2 Jawaban2026-07-08 20:55:55
Reading through so many thoughts on 'The Call of the Wild', one thing stands out—almost everyone gets grabbed by the prose. It’s so spare and sharp, like a chill wind. You can practically feel the ache in Buck’s muscles and the burn of the cold air. That brutal, beautiful efficiency in describing the Yukon isn't just set dressing; it makes the story. It forces you into Buck's headspace, where survival isn't dramatic, it's just the next breath, the next step. The praise for London’s ability to make a landscape feel like a character is absolutely everywhere, and for good reason.
Then there’s Buck himself.
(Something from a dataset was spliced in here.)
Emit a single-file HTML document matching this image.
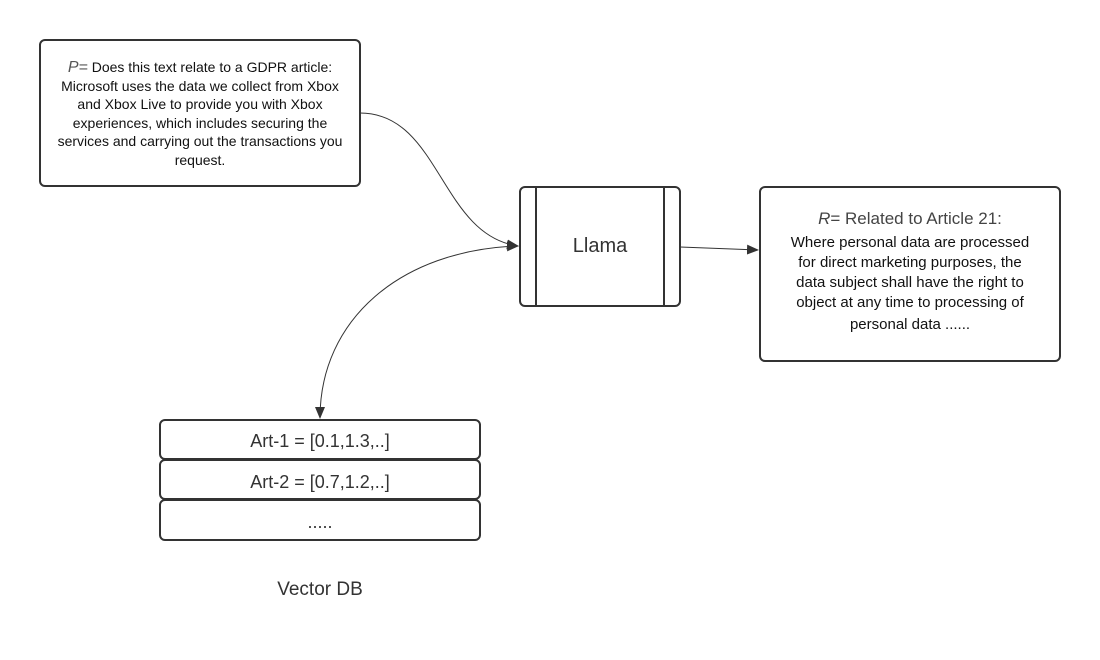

A lot of reviews center on how his journey from a domesticated judge’s pet to a primordial leader feels like a primal myth. People call it a powerful, almost spiritual arc about shedding civilization’s thin veneer. That’s the big praise: it’s more than a dog adventure, it’s a foundational story about the wild core in everything.
The flip side? The criticisms often feel just as passionate. A major one is the anthropomorphism—some readers find Buck’s internal monologue too human, too philosophical for a dog, which pulls them out of the stark realism the setting establishes. It creates a weird friction. Others zero in on the treatment of the human characters. Aside from John Thornton, who gets the hero worship, a lot of the men are just brutal, simplistic forces of nature themselves. They’re not really characters; they’re obstacles or catalysts, which can make the human-side of the narrative feel a bit flat and deterministic, like Buck is just getting hammered by one cruel archetype after another until Thornton shows up. I’ve also seen modern readers really wrestle with the novel’s underlying philosophy. That ‘law of club and fang’ isn’t just described; it’s often framed as a natural, even noble order. The glorification of raw dominance and the survival of the fittest makes some folks deeply uncomfortable, reading less as a neutral observation and more as an endorsement of a pretty harsh worldview. You don’t see that critique as much in older reviews, but it’s definitely a current conversation point.
2 Jawaban2026-07-08 20:50:33
A surprising amount of debate centers on whether the book's central figure is Jack London himself, his lived experiences, or if the whole thing is just a metaphor for the brutality of nature. It feels like half the reviews are people arguing about that. I saw one post where someone claimed London was channeling Nietzsche through a dog, and honestly, that tracks. The prose gets praised a lot for being stark and forceful, but I’ve also seen readers call it blunt and unrefined, which I kind of get. It’s not a cozy read.
What really sticks with me from browsing reviews is how divided people are on Buck’s transformation. Some readers frame it as this beautiful, triumphant return to a primal state, a victory. Others view it as a tragedy, the systematic destruction of a civilized being into a killer. I lean toward the tragic reading myself. The scene where he kills Spitz isn’t heroic to me; it’s chilling. The book doesn’t flinch from showing how violence becomes his new language.
Then there’s the whole ‘men and dogs in the Yukon’ dynamic. A lot of modern readers rightly critique the human characters—they’re mostly either cruel or disposable, except for Thornton. Reviews often highlight the bond with Thornton as the emotional core, the one thread of genuine affection in a brutal world. But even that ends in devastation. I think that’s why the book lingers. It’s not a simple adventure story. It leaves you feeling raw, like you’ve been out in the cold too long yourself.
2 Jawaban2026-07-08 08:46:31
Yeah, I think book reviews are incredibly useful for understanding the themes in 'The Call of the Wild,' but they're not infallible. The main thing to remember is that every reviewer is bringing their own baggage to the text. I've seen so many reviews that frame Buck's journey as this straightforward triumph of the individual spirit, a celebration of primordial nature winning over civilization. That reading feels a bit too clean, almost like a motivational poster. It glosses over how brutal that reversion actually is, how it's less a liberation and more a shedding of one set of chains for another, arguably crueler, set governed by fang and law.
Where reviews become reliable, though, is in the aggregate. When you read twenty of them, you start to see patterns. If fifteen reviewers independently mention how London's prose makes the Yukon feel like a living, breathing character that's indifferent to suffering, that's probably a solid observation about a core theme. But the lone review that fixates on the political allegory of the Gold Rush and sees Buck as a metaphor for exploited labor? That's a fascinating, less common angle, but it doesn't make it wrong. It just makes it a specific lens. The reliability comes from cross-referencing the common threads while staying open to the niche interpretations that might resonate with you personally. I once read a review that focused almost entirely on the relationship between Buck and John Thornton as the last, fragile tether to a gentler world, and it completely changed how I read the ending.